§ TASK INPUT:
+++

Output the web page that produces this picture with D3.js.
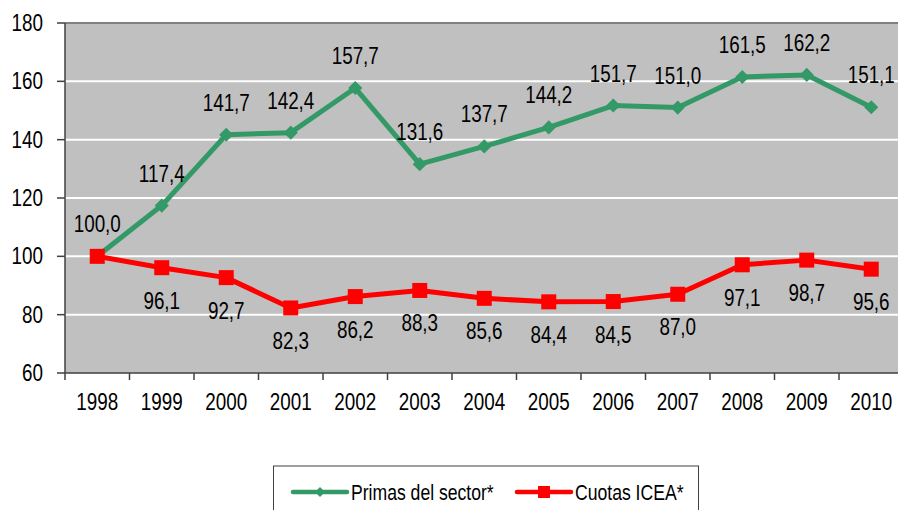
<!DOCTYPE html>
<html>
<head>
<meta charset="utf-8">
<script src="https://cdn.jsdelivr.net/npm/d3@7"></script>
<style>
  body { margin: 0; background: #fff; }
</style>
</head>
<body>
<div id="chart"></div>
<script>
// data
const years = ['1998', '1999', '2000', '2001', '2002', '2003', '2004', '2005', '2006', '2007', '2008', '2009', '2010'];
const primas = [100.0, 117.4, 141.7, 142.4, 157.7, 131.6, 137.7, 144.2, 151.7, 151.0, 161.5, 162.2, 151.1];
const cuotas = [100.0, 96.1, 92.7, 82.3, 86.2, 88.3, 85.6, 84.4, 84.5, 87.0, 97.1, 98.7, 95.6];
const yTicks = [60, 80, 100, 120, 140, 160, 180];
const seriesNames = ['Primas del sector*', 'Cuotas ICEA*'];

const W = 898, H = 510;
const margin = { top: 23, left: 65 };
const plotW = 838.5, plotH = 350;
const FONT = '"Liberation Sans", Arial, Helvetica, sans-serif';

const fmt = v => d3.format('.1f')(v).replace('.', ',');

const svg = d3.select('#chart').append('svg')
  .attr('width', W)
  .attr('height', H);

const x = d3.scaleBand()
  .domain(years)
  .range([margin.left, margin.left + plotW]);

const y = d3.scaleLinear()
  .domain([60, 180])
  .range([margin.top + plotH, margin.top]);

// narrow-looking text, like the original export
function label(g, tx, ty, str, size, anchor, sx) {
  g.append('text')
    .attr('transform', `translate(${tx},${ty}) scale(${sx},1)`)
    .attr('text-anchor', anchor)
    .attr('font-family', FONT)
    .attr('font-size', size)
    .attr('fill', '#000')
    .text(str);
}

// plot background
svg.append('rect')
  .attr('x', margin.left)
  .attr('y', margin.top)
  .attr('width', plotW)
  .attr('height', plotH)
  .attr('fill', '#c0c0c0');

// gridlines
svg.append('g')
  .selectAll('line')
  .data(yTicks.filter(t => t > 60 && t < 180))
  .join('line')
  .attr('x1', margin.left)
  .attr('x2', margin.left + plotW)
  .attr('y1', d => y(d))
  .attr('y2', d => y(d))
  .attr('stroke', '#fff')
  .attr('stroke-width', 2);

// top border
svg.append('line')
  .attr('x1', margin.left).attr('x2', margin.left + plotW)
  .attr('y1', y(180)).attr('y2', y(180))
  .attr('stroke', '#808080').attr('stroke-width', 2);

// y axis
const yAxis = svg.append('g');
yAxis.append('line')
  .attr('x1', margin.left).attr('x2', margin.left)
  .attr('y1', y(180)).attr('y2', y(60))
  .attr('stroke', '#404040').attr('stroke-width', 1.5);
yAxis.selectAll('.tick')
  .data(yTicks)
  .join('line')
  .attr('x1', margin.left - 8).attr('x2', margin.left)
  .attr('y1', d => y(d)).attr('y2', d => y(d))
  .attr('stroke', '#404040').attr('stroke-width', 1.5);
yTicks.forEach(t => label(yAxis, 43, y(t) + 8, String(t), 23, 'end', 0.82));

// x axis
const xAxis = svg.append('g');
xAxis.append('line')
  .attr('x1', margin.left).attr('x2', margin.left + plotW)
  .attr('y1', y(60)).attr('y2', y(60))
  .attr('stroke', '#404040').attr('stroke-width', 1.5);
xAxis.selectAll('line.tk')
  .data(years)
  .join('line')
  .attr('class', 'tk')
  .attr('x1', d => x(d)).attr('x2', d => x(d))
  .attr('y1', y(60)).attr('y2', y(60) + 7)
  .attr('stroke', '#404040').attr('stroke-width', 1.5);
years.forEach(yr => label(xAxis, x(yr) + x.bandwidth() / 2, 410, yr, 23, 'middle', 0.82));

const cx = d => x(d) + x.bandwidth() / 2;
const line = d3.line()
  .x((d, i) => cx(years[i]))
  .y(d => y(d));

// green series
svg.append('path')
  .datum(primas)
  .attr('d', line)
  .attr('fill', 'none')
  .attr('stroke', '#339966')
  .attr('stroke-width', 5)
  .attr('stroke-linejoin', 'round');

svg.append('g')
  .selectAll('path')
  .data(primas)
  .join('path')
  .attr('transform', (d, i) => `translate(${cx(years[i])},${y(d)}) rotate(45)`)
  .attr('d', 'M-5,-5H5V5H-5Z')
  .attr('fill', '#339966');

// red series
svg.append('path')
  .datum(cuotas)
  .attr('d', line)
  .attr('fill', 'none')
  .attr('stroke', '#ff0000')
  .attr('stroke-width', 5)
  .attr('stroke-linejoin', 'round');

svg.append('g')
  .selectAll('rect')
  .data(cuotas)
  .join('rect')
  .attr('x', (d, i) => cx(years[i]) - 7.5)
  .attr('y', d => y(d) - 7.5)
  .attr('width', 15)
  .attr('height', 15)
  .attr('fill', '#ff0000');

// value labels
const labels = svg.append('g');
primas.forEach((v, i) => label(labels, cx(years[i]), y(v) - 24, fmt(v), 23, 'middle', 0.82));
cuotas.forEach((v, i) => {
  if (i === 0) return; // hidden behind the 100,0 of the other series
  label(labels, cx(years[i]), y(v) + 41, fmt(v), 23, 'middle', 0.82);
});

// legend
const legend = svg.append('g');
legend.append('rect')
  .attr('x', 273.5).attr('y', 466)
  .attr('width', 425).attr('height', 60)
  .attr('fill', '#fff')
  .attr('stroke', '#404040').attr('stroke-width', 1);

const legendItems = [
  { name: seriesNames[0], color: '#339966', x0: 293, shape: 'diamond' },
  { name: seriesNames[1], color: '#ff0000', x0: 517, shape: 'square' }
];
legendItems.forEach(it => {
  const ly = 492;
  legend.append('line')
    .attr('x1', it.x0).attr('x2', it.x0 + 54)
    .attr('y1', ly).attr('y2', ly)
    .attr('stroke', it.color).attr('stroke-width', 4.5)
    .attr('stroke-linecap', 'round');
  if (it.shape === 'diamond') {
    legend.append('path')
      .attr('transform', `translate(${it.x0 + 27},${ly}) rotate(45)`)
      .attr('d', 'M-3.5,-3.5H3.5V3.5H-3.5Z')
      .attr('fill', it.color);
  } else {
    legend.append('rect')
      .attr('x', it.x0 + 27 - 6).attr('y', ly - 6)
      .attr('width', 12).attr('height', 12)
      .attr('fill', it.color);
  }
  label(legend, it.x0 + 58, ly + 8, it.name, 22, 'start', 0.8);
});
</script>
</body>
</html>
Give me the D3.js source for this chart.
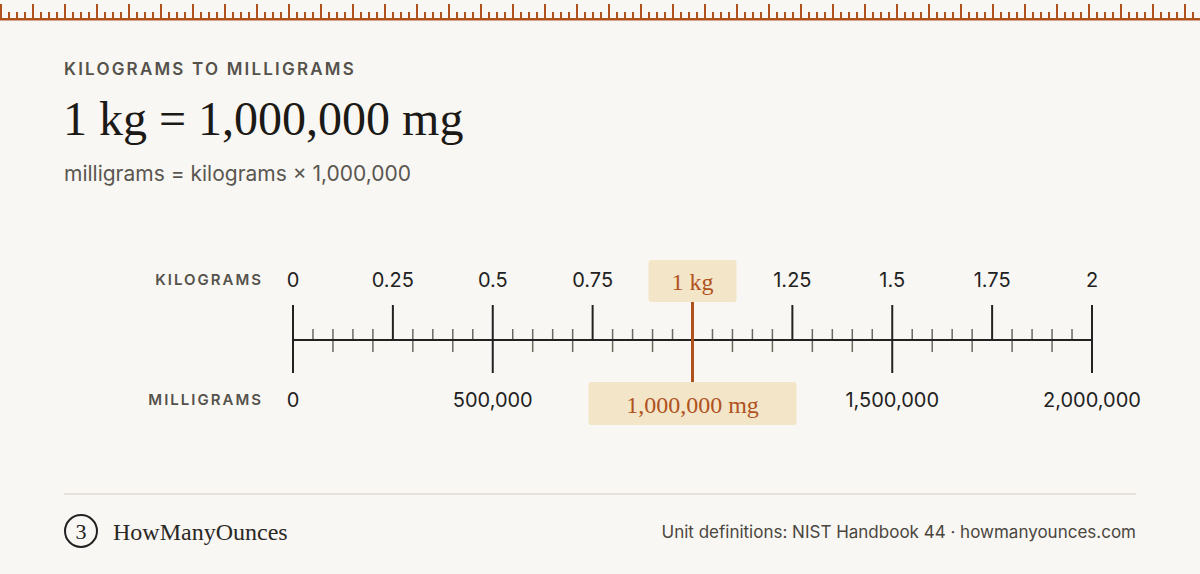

+++

§ GOAL:
Everything from the first line of the listing above through the line that contains "const seriesNames = ['Primas" is to be restated word for word, minus the pictures.

§ THE SOLUTION:
Output the web page that produces this picture with D3.js.
<!DOCTYPE html>
<html>
<head>
<meta charset="utf-8">
<script src="https://cdn.jsdelivr.net/npm/d3@7"></script>
<style>
  body { margin: 0; background: #fff; }
</style>
</head>
<body>
<div id="chart"></div>
<script>
// data
const years = ['1998', '1999', '2000', '2001', '2002', '2003', '2004', '2005', '2006', '2007', '2008', '2009', '2010'];
const primas = [100.0, 117.4, 141.7, 142.4, 157.7, 131.6, 137.7, 144.2, 151.7, 151.0, 161.5, 162.2, 151.1];
const cuotas = [100.0, 96.1, 92.7, 82.3, 86.2, 88.3, 85.6, 84.4, 84.5, 87.0, 97.1, 98.7, 95.6];
const yTicks = [60, 80, 100, 120, 140, 160, 180];
const seriesNames = ['Primas del sector*', 'Cuotas ICEA*'];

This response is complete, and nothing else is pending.